Turning now to the ease at bar, it is to be observed that neither in the notice of motion to vacate the judgment, nor in the affidavit filed with it, is there anything said in terms about any fraud, the only claim being that respondent was not in fact served; and that, therefore, there is strictly applicable the comment which in Vaughn v. Pine Creek Tungsten Co. the court made with regard to the inapplicability of the doctrine of the McGuinness case to the facts before it, namely, that “no fraud having been alleged, in the notice of motion herein, to have been committed on the court or by plaintiff, that case does not determine the proposition of law considered in the instant case”. It is true that in replying to the counter-affidavit filed in appellant’s behalf in the ease at bar there is matter set up which might be taken as in a general way intended to impugn the good faith of various persons connected with appellant in the litigation but there is nothing in even this showing that tends to reflect on the good faith of Brackett, the process server who made the affidavit complained of, the utmost that could be claimed to be charged even by implication as against him being that he might have made some mistake in identity by serving one of respondent’s teamsters instead of respondent.
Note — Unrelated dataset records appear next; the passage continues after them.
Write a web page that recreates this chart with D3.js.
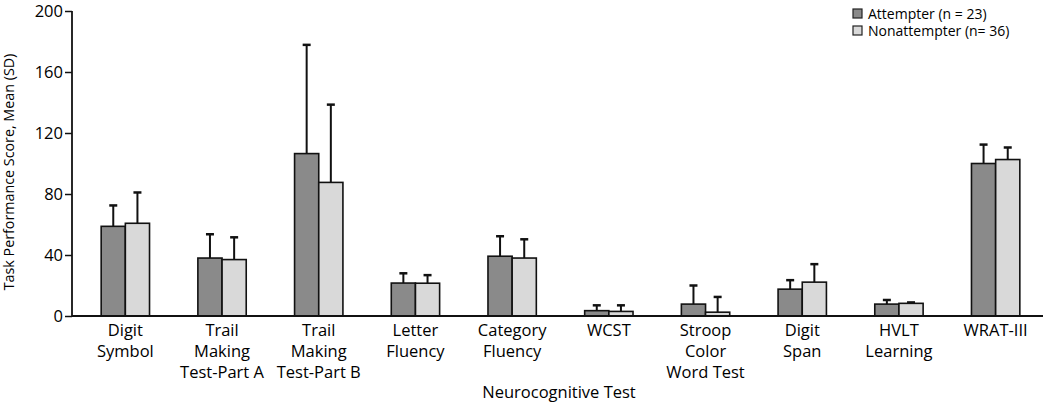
<!DOCTYPE html>
<html>
<head>
<meta charset="utf-8">
<script src="https://cdn.jsdelivr.net/npm/d3@7"></script>
<style>
  body { margin: 0; background: #fff; }
  svg text { font-family: "Open Sans", "Noto Sans", sans-serif; fill: #000; }
</style>
</head>
<body>
<svg id="chart" width="1050" height="403"></svg>
<script>
// tests on the x axis, each label split into lines
const tests = [
  ["Digit", "Symbol"],
  ["Trail", "Making", "Test-Part A"],
  ["Trail", "Making", "Test-Part B"],
  ["Letter", "Fluency"],
  ["Category", "Fluency"],
  ["WCST"],
  ["Stroop", "Color", "Word Test"],
  ["Digit", "Span"],
  ["HVLT", "Learning"],
  ["WRAT-III"]
];
const attempterMean = [58.8, 38, 106.5, 21.6, 39.2, 3.5, 7.8, 17.6, 7.8, 100];
const attempterSD   = [13.7, 15.6, 71.3, 6.4, 13.1, 3.5, 12.2, 5.9, 2.7, 12.4];
const nonMean = [60.8, 37, 87.6, 21.5, 38, 3, 2.5, 22.2, 8.3, 102.6];
const nonSD   = [20.2, 14.6, 51, 5.3, 12.3, 4, 10, 11.8, 0.6, 7.9];
const yTicks = [0, 40, 80, 120, 160, 200];
const seriesNames = ["Attempter (n = 23)", "Nonattempter (n= 36)"];
const seriesColors = ["#8a8a8a", "#d9d9d9"];

const svg = d3.select("#chart");
const mLeft = 72, mRight = 1043, mTop = 11, mBottom = 316;

const x = d3.scaleBand()
  .domain(d3.range(tests.length))
  .range([mLeft + 5, mRight + 1])
  .paddingInner(0.5)
  .paddingOuter(0.25);
const xs = d3.scaleBand().domain([0, 1]).range([0, x.bandwidth()]);
const y = d3.scaleLinear().domain([0, 200]).range([mBottom, mTop]);

// bars + error bars
const series = [
  { mean: attempterMean, sd: attempterSD },
  { mean: nonMean, sd: nonSD }
];
series.forEach(function(s, si){
  const g = svg.append("g");
  const rows = s.mean.map(function(m, i){ return { i: i, m: m, sd: s.sd[i] }; });
  // whisker
  g.selectAll("line.err")
    .data(rows).enter().append("line")
    .attr("x1", d => x(d.i) + xs(si) + xs.bandwidth() / 2)
    .attr("x2", d => x(d.i) + xs(si) + xs.bandwidth() / 2)
    .attr("y1", d => y(d.m))
    .attr("y2", d => y(d.m + d.sd))
    .attr("stroke", "#111").attr("stroke-width", 2);
  g.selectAll("line.cap")
    .data(rows).enter().append("line")
    .attr("x1", d => x(d.i) + xs(si) + xs.bandwidth() / 2 - 4)
    .attr("x2", d => x(d.i) + xs(si) + xs.bandwidth() / 2 + 4)
    .attr("y1", d => y(d.m + d.sd))
    .attr("y2", d => y(d.m + d.sd))
    .attr("stroke", "#111").attr("stroke-width", 2.5);
  g.selectAll("rect")
    .data(rows).enter().append("rect")
    .attr("x", d => x(d.i) + xs(si))
    .attr("y", d => y(d.m))
    .attr("width", xs.bandwidth())
    .attr("height", d => y(0) - y(d.m))
    .attr("fill", seriesColors[si])
    .attr("stroke", "#111").attr("stroke-width", 1.6);
});

// y axis
const yAxis = svg.append("g")
  .attr("transform", "translate(" + mLeft + ",0)")
  .call(d3.axisLeft(y).tickValues(yTicks).tickSize(7).tickPadding(2));
yAxis.select(".domain").attr("stroke", "#111").attr("stroke-width", 1.8).attr("d", "M0," + mTop + "V" + mBottom);
yAxis.selectAll(".tick line").attr("stroke", "#111").attr("stroke-width", 1.5);
yAxis.selectAll(".tick text").attr("font-size", 16.5).attr("fill", "#000")
  .attr("font-family", "'Open Sans', sans-serif");

// baseline
svg.append("line")
  .attr("x1", mLeft).attr("x2", mRight)
  .attr("y1", y(0)).attr("y2", y(0))
  .attr("stroke", "#111").attr("stroke-width", 2);

// x labels
const lab = svg.append("g").selectAll("text")
  .data(tests).enter().append("text")
  .attr("text-anchor", "middle")
  .attr("font-size", 16.5)
  .attr("x", (d, i) => x(i) + x.bandwidth() / 2)
  .attr("y", 336);
lab.selectAll("tspan")
  .data(d => d).enter().append("tspan")
  .attr("x", function(){ return d3.select(this.parentNode).attr("x"); })
  .attr("dy", (d, k) => k === 0 ? 0 : 21)
  .text(d => d);

// axis titles
svg.append("text")
  .attr("x", 559).attr("y", 398)
  .attr("text-anchor", "middle").attr("font-size", 16.5)
  .text("Neurocognitive Test");
svg.append("text")
  .attr("transform", "translate(14,172) rotate(-90)")
  .attr("text-anchor", "middle").attr("font-size", 14.3)
  .text("Task Performance Score, Mean (SD)");

// legend
const leg = svg.append("g").attr("transform", "translate(853,9)");
seriesNames.forEach(function(name, i){
  leg.append("rect")
    .attr("x", 0).attr("y", i * 17)
    .attr("width", 9).attr("height", 9)
    .attr("fill", seriesColors[i])
    .attr("stroke", "#222").attr("stroke-width", 1.2);
  leg.append("text")
    .attr("x", 15).attr("y", i * 17 + 10)
    .attr("font-size", 14)
    .text(name);
});
</script>
</body>
</html>
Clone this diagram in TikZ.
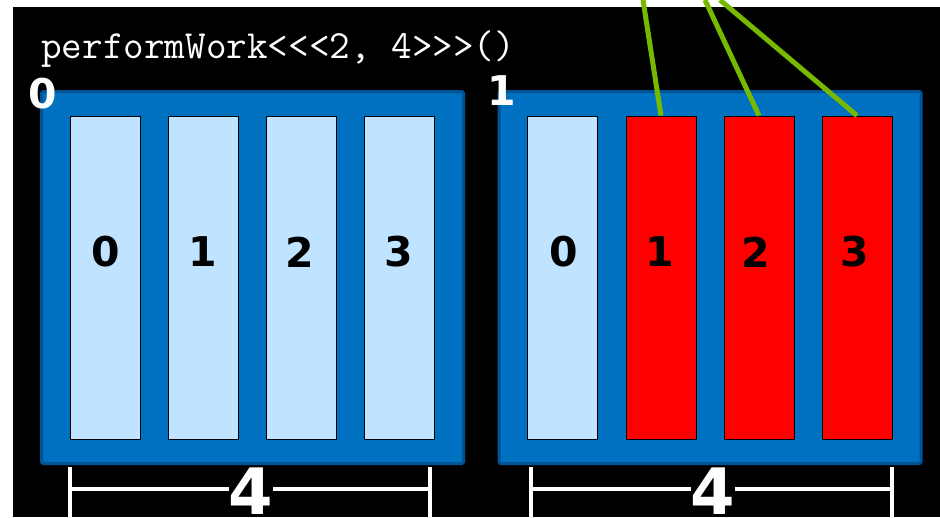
\documentclass[tikz,border=0pt]{standalone}
\usepackage{fontspec}
\setmainfont{DejaVu Sans}
\definecolor{blockblue}{RGB}{0,112,192}
\definecolor{blockedge}{RGB}{0,84,150}
\definecolor{threadblue}{RGB}{192,228,255}
\definecolor{nvgreen}{RGB}{118,185,0}
\tikzset{
  block/.style={draw=blockedge, line width=3pt, fill=blockblue, rounded corners=1.5pt,
    minimum width=422pt, minimum height=372pt, inner sep=0pt},
  thread/.style={draw=black, line width=0.8pt, fill=threadblue,
    minimum width=70pt, minimum height=323pt, inner sep=0pt},
  busy/.style={thread, fill=red},
  num/.style={font=\bfseries\fontsize{41}{41}\selectfont, text=black, inner sep=0pt},
  blocklabel/.style={font=\bfseries\fontsize{41}{41}\selectfont, text=white, inner sep=0pt},
  dimline/.style={draw=white, line width=4.5pt},
  dimlabel/.style={font=\bfseries\fontsize{64}{64}\selectfont, text=white, fill=black, inner sep=0pt, anchor=north},
  warpline/.style={draw=nvgreen, line width=5pt},
}
\begin{document}
\begin{tikzpicture}[x=1pt,y=-1pt]
\useasboundingbox (0,0) rectangle (940,517);
\fill[white] (0,0) rectangle (940,517);
\fill[black] (13,7) rectangle (940,517);

\node[anchor=base west, inner sep=0pt, text=white, font=\ttfamily\fontsize{40}{40}\selectfont] (code) at (41,58) {performWork<<<2, 4>>>()};

% blocks
\node[block] (b0) at (252.5,277.5) {};
\node[block] (b1) at (710,277.5) {};

% threads of block 0
\node[thread] (t00) at (105,277.5) {};
\node[thread] (t01) at (203,277.5) {};
\node[thread] (t02) at (301,277.5) {};
\node[thread] (t03) at (399,277.5) {};
% threads of block 1
\node[thread] (t10) at (562,277.5) {};
\node[busy] (t11) at (661,277.5) {};
\node[busy] (t12) at (759,277.5) {};
\node[busy] (t13) at (857,277.5) {};

\node[num] (n00) at (106,252) {0};
\node[num] (n01) at (203,252) {1};
\node[num] (n02) at (300,252) {2};
\node[num] (n03) at (399,252) {3};
\node[num] (n10) at (564,252) {0};
\node[num] (n11) at (660,252) {1};
\node[num] (n12) at (756,252) {2};
\node[num] (n13) at (855,252) {3};

\node[blocklabel] (l0) at (42.5,94) {0};
\node[blocklabel] (l1) at (502,91) {1};

% green lines
\coordinate (g1) at (643,0);
\coordinate (g2) at (705,0);
\coordinate (g3) at (720,0);
\draw[warpline] (g1) -- (t11.north);
\draw[warpline] (g2) -- (t12.north);
\draw[warpline] (g3) -- (t13.north);

% dimension lines
\coordinate (d0a) at (70,467);
\coordinate (d0b) at (430,467);
\coordinate (d1a) at (531,467);
\coordinate (d1b) at (892,467);
\draw[dimline] (d0a) -- (70,517);
\draw[dimline] (d0b) -- (430,517);
\draw[dimline] (70,489) -- (430,489);
\draw[dimline] (d1a) -- (531,517);
\draw[dimline] (d1b) -- (892,517);
\draw[dimline] (531,489) -- (892,489);
\node[dimlabel] (w0) at (251,468) {4};
\node[dimlabel] (w1) at (713,468) {4};
\end{tikzpicture}
\end{document}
From what has been said it follows that the order setting aside the judgment cannot stand. There is nothing in the point that respondent will thereby be deprived of his property without due process of law. He has not been prevented from seeking reasonable relief in equity, and, had he done so, the time within which he would have been required to act would be different.

The order appealed from is reversed.

Barnard, P. J., and Jennings, J., concurred.